More generally, it's possible to distribute several phases of your clock (e.g., 0, 90, 180, and 270 degrees) instead of just clock and inverted clock. And use these different phases to execute different actions at different times. Of course you have to do a fairly careful analysis of each interface where data is transferred from one phase to another to be sure setup and hold times are met.
To the best of my understanding (possibly out-of-date) multiphase clock designs were fairly common in the discrete logic design era, and were also common (and may still be common) in ASICs and custom chip designs. But they are fairly uncommon in FPGA design due to the complexity of the timing analysis.
Second solution
Another option is to create a controller state machine that enables and disables different elements on different clock cycles as needed. For example, you'd enable the memory output on cycle 1 and enable the register to latch in the data on cycle 2. Since your register apparently doesn't have a clock enable input, you might need to do this by ANDing a state machine output with the clock input to the register.
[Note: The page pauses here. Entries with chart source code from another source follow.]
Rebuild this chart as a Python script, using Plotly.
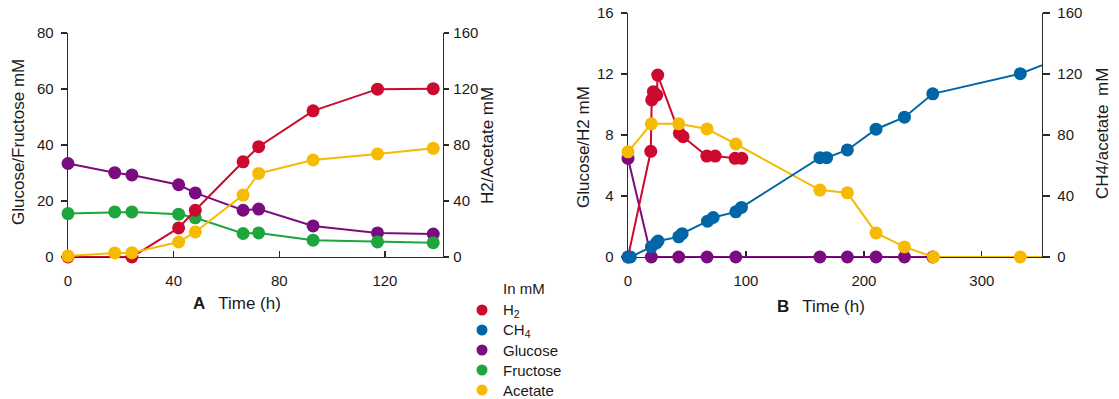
import plotly.graph_objects as go

FONT = "Liberation Sans Narrow, Arial Narrow, Liberation Sans, Arial, sans-serif"
TXT = "#1a1a1a"
AX = "#2a2a2a"
RED = "#CC0A2F"
BLUE = "#0066A6"
PURPLE = "#7B0C7F"
GREEN = "#1DA63B"
YELLOW = "#F6BA00"

# ---------------- Panel A data ----------------
a_time = [0, 17.7, 24.2, 41.9, 48.2, 66.3, 72.2, 92.8, 117.2, 138.3]
a_glucose = [33.4, 30.1, 29.3, 25.8, 22.9, 16.7, 17.1, 11.1, 8.6, 8.2]
a_fructose = [15.5, 16.1, 16.1, 15.3, 14.0, 8.4, 8.6, 6.0, 5.4, 5.1]
a_acetate = [0.8, 2.9, 3.1, 10.7, 17.9, 44.2, 59.7, 69.3, 73.6, 77.6]
a_time_h2 = [0, 24.2, 41.9, 48.2, 66.3, 72.2, 92.8, 117.2, 138.3]
a_h2 = [0, 0, 20.8, 33.4, 68.0, 78.8, 104.4, 119.9, 120.2]

# ---------------- Panel B data ----------------
b_time_h2 = [0, 19.3, 20.1, 21.5, 24.4, 25.2, 43.6, 46.7, 66.8, 73.9, 90.8, 96.5]
b_h2 = [0, 6.93, 10.3, 10.84, 10.62, 11.93, 8.11, 7.89, 6.62, 6.62, 6.47, 6.47]
b_time_ch4 = [0, 2, 19.8, 24.1, 25.5, 43.0, 45.9, 67.4, 72.2, 91.4, 96.2,
              162.7, 168.4, 186.0, 210.3, 234.4, 258.4, 332.6, 360]
b_ch4 = [0, 0, 6.6, 9.2, 10.5, 13.2, 15.3, 23.5, 25.9, 29.6, 32.5,
         65.1, 65.1, 70.2, 83.8, 91.7, 107.0, 120.2, 128.4]
b_time_glc = [0, 19.8, 43.0, 67.0, 91.4, 162.7, 186.0, 210.3, 234.4, 258.4]
b_glucose = [6.47, 0, 0, 0, 0, 0, 0, 0, 0, 0]
b_time_ac = [0, 19.8, 43.0, 67.0, 91.4, 162.7, 186.0, 210.3, 234.4, 259.0, 332.6, 360]
b_acetate = [69.0, 87.3, 87.3, 84.0, 74.1, 43.9, 42.1, 15.8, 6.6, 0, 0, 0]

legend_names = ["H<sub>2</sub>", "CH<sub>4</sub>", "Glucose", "Fructose", "Acetate"]
legend_colors = [RED, BLUE, PURPLE, GREEN, YELLOW]

W, H = 1119, 399
XMAX_A, XMAX_B = 142, 351
MS = 13


def px(x):
    return x / W


def py(y):
    return 1 - y / H


def sizes(times, xmax):
    # points beyond the visible time range carry only the line to the edge
    return [MS if t <= xmax else 0 for t in times]


def series(x, y, color, xa, ya, xmax):
    return go.Scatter(
        x=x, y=y, mode="lines+markers", xaxis=xa, yaxis=ya,
        line=dict(color=color, width=2),
        marker=dict(color=color, size=sizes(x, xmax), opacity=1, line=dict(width=0)),
        cliponaxis=False, showlegend=False, hoverinfo="skip",
    )


fig = go.Figure()
# Panel A: left axis traces first, right axis traces drawn on top
fig.add_trace(series(a_time, a_glucose, PURPLE, "x", "y", XMAX_A))
fig.add_trace(series(a_time, a_fructose, GREEN, "x", "y", XMAX_A))
fig.add_trace(series(a_time_h2, a_h2, RED, "x", "y2", XMAX_A))
fig.add_trace(series(a_time, a_acetate, YELLOW, "x", "y2", XMAX_A))
# Panel B
fig.add_trace(series(b_time_glc, b_glucose, PURPLE, "x2", "y4", XMAX_B))
fig.add_trace(series(b_time_h2, b_h2, RED, "x2", "y4", XMAX_B))
fig.add_trace(series(b_time_ac, b_acetate, YELLOW, "x2", "y5", XMAX_B))
fig.add_trace(series(b_time_ch4, b_ch4, BLUE, "x2", "y5", XMAX_B))

tickfont = dict(family=FONT, size=15, color=TXT)
common = dict(showline=True, linecolor=AX, linewidth=1.3, showgrid=False,
              zeroline=False, tickcolor=AX, tickwidth=1.2, tickfont=tickfont,
              layer="below traces", fixedrange=True, automargin=False)

dom_ax = [px(68), px(443)]
dom_ay = [py(257), py(33)]
dom_bx = [px(628), px(1042)]
dom_by = [py(257), py(13)]

fig.update_layout(
    width=W, height=H, margin=dict(l=0, r=0, t=0, b=0, pad=0), autosize=False,
    paper_bgcolor="white", plot_bgcolor="white", showlegend=False,
    font=dict(family=FONT, color=TXT),
    xaxis=dict(domain=dom_ax, anchor="y", range=[0, XMAX_A],
               tickvals=[0, 40, 80, 120], ticks="inside", ticklen=6,
               ticklabelstandoff=10, **common),
    yaxis=dict(domain=dom_ay, anchor="x", range=[0, 80], tickvals=[0, 20, 40, 60, 80],
               ticks="outside", ticklen=6, ticklabelstandoff=4, **common),
    yaxis2=dict(overlaying="y", anchor="x", side="right", range=[0, 160],
                tickvals=[0, 40, 80, 120, 160], ticks="outside", ticklen=5,
                ticklabelstandoff=1, **common),
    yaxis3=dict(overlaying="y", anchor="x", range=[0, 80], tickvals=[0, 20, 40, 60, 80],
                ticks="inside", ticklen=6, mirror="ticks", showticklabels=False,
                **common),
    xaxis2=dict(domain=dom_bx, anchor="y4", range=[0, XMAX_B],
                tickvals=[0, 100, 200, 300], ticks="inside", ticklen=6,
                ticklabelstandoff=10, **common),
    yaxis4=dict(domain=dom_by, anchor="x2", range=[0, 16], tickvals=[0, 4, 8, 12, 16],
                ticks="outside", ticklen=6, ticklabelstandoff=4, **common),
    yaxis5=dict(overlaying="y4", anchor="x2", side="right", range=[0, 160],
                tickvals=[0, 40, 80, 120, 160], ticks="outside", ticklen=7,
                ticklabelstandoff=4, **common),
    yaxis6=dict(overlaying="y4", anchor="x2", range=[0, 16], tickvals=[0, 4, 8, 12, 16],
                ticks="inside", ticklen=7, mirror="ticks", showticklabels=False,
                **common),
)

TF = dict(family=FONT, size=17, color=TXT)
ann = [
    dict(text="Glucose/Fructose mM", x=px(18), y=py(142), textangle=-90),
    dict(text="H2/Acetate mM", x=px(487), y=py(146), textangle=-90),
    dict(text="Glucose/H2 mM", x=px(583), y=py(147), textangle=-90),
    dict(text="CH4/acetate\u2002mM", x=px(1102), y=py(134), textangle=-90),
    dict(text="<b>A</b>\u2002 Time (h)", x=px(237), y=py(303)),
    dict(text="<b>B</b>\u2002 Time (h)", x=px(821), y=py(306)),
]
for a in ann:
    fig.add_annotation(xref="paper", yref="paper", showarrow=False,
                       xanchor="center", yanchor="middle", font=TF, **a)

# Legend block
LF = dict(family=FONT, size=15, color=TXT)
fig.add_annotation(text="In mM", xref="paper", yref="paper", x=px(501), y=py(288),
                   xanchor="left", yanchor="middle", showarrow=False, font=LF)
r = 5.5
for i, (name, col) in enumerate(zip(legend_names, legend_colors)):
    yc = 310 + 20 * i
    fig.add_shape(type="circle", xref="paper", yref="paper",
                  x0=px(482 - r), x1=px(482 + r), y0=py(yc + r), y1=py(yc - r),
                  fillcolor=col, line=dict(width=0))
    fig.add_annotation(text=name, xref="paper", yref="paper", x=px(501), y=py(yc),
                       xanchor="left", yanchor="middle", showarrow=False, font=LF)

fig.write_html("out.html",
               config={"displayModeBar": False, "staticPlot": True},
               post_script="document.body.style.margin='0';"
                           "document.body.style.overflow='hidden';")
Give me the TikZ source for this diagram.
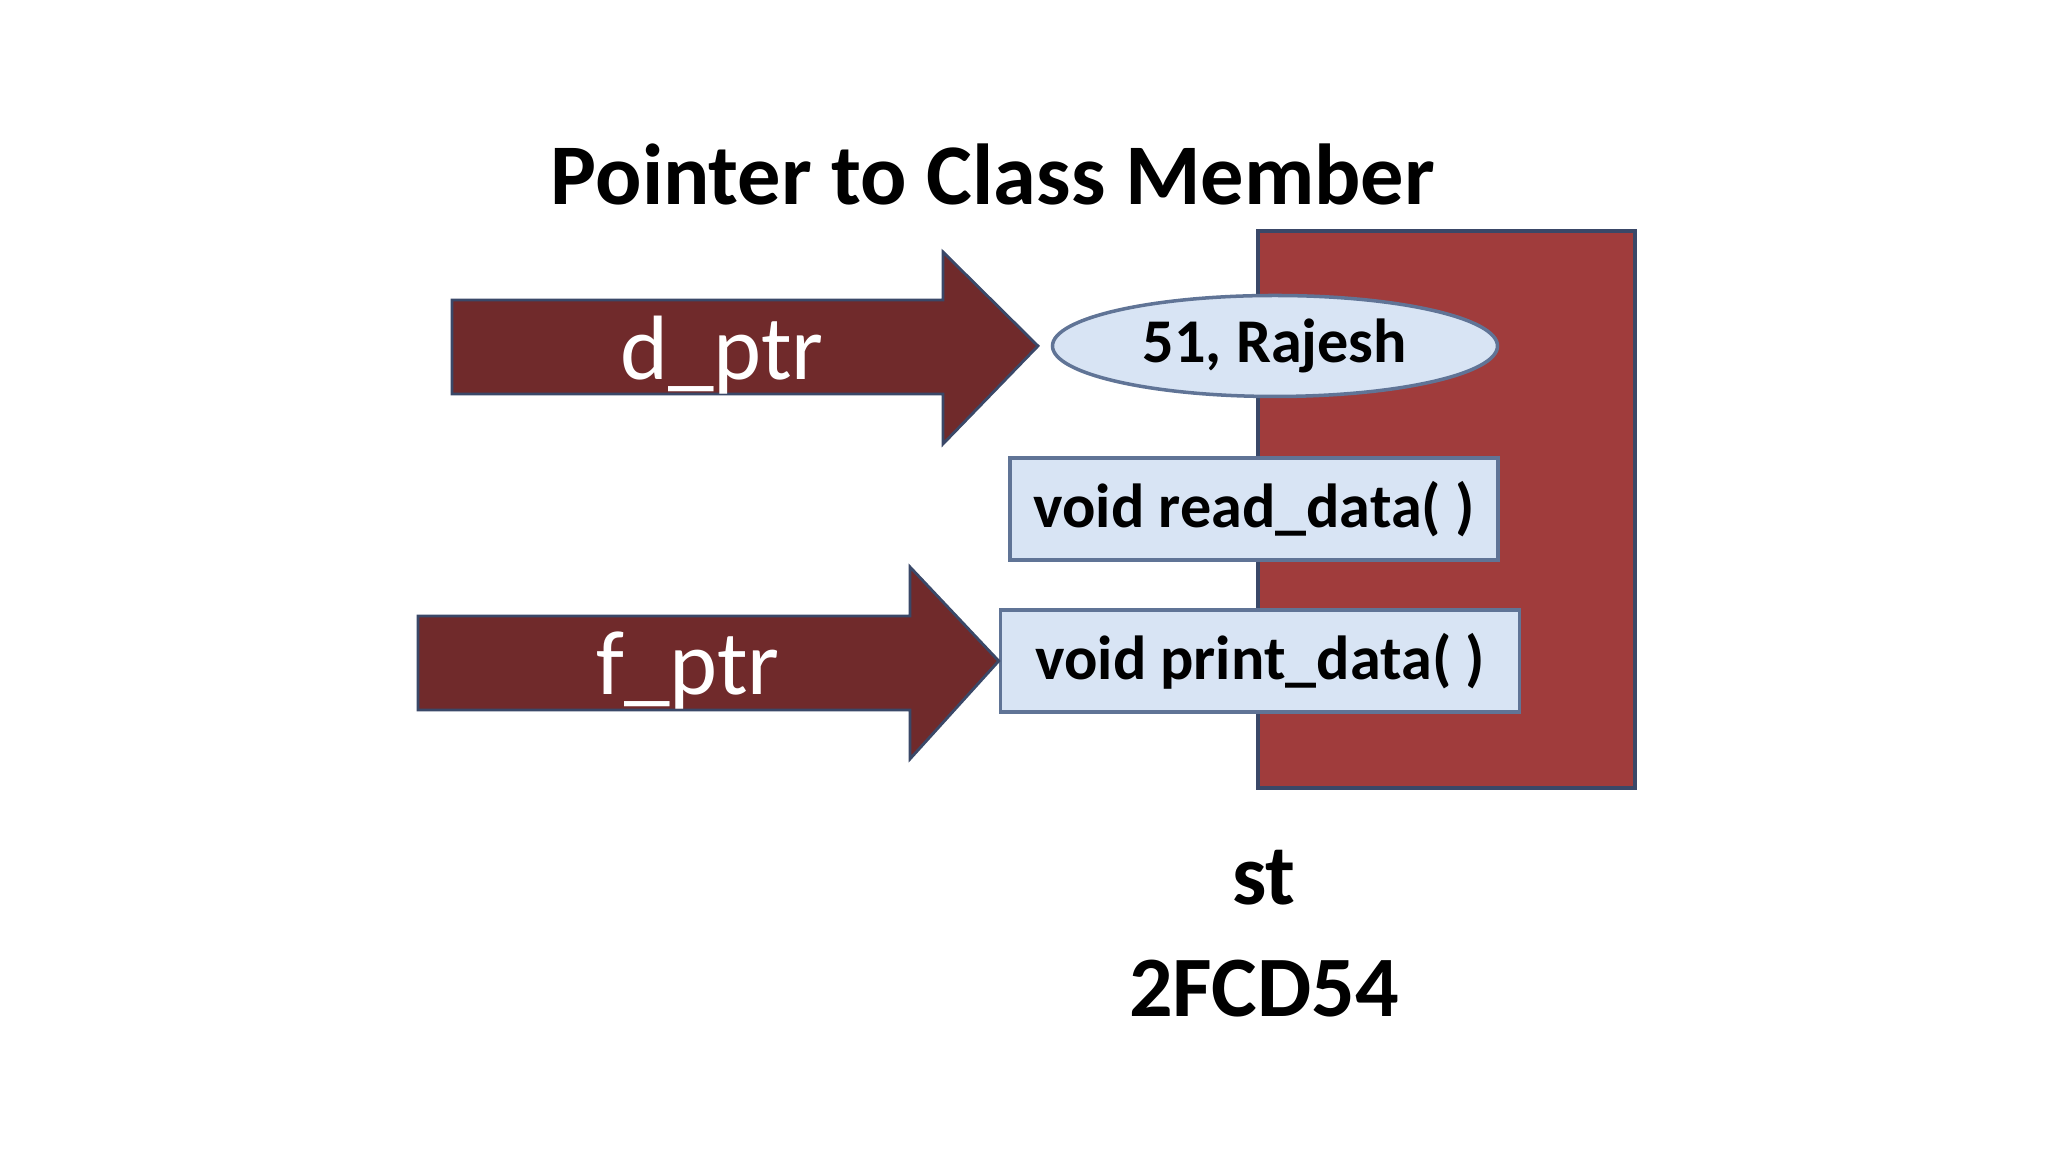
\documentclass[tikz,border=0pt]{standalone}
\usepackage{fontspec}
\setmainfont{Carlito}
\usetikzlibrary{shapes.geometric}
\definecolor{ptrred}{RGB}{112,42,43}
\definecolor{objred}{RGB}{160,60,60}
\definecolor{edgeblue}{RGB}{58,72,104}
\definecolor{memfill}{RGB}{216,228,244}
\definecolor{memedge}{RGB}{96,116,150}

\begin{document}
\begin{tikzpicture}[
  ptr/.style={fill=ptrred,draw=edgeblue,line width=0.8pt,line join=miter},
  ptrlabel/.style={text=white,font=\fontsize{26}{30}\selectfont},
  member/.style={fill=memfill,draw=memedge,line width=1pt,inner sep=0pt,
    font=\fontsize{17.7}{21}\selectfont\bfseries},
  caption/.style={font=\fontsize{24.5}{28}\selectfont\bfseries}]
\useasboundingbox (0,0) rectangle (20.48,11.52);
\node[font=\fontsize{24.6}{30}\selectfont\bfseries,anchor=base] (title) at (9.93,9.47) {Pointer to Class Member};
% object st
\draw[fill=objred,draw=edgeblue,line width=1pt] (12.58,3.64) rectangle (16.35,9.21);
\node[member,ellipse,minimum width=4.45cm,minimum height=1.01cm] (data) at (12.75,8.06) {51, Rajesh};
\node[member,rectangle,minimum width=4.88cm,minimum height=1.02cm] (read) at (12.54,6.43) {void read\_data( )};
\node[member,rectangle,minimum width=5.19cm,minimum height=1.02cm] (print) at (12.60,4.91) {void print\_data( )};
\node[caption] (st) at (12.64,2.74) {st};
\node[caption] (addr) at (12.64,1.63) {2FCD54};
% pointers
\coordinate (dtip) at (10.38,8.06);
\coordinate (ftip) at (print.west);
\draw[ptr] (4.52,7.58) -- (9.43,7.58) -- (9.43,7.08) -- (dtip) -- (9.43,9.00) -- (9.43,8.52) -- (4.52,8.52) -- cycle;
\draw[ptr] (4.18,4.42) -- (9.10,4.42) -- (9.10,3.93) -- (ftip) -- (9.10,5.85) -- (9.10,5.36) -- (4.18,5.36) -- cycle;
\node[ptrlabel] (dptr) at (7.22,7.97) {d\_ptr};
\node[ptrlabel] (fptr) at (6.88,4.81) {f\_ptr};
\end{tikzpicture}
\end{document}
This type of design was fairly common in the era of discrete logic CPUs, and its what was taught in undergraduate digital logic courses in the early 90's. An elaborate version of this scheme is called a microcoded architecture.
Of course this architecture means that you need more than one clock cycle to complete each instruction. But it would be multiple cycles of your fast clock, not your original "slow" clock that would be used, and you are already using more than one cycle of the fast clock per instruction in your design.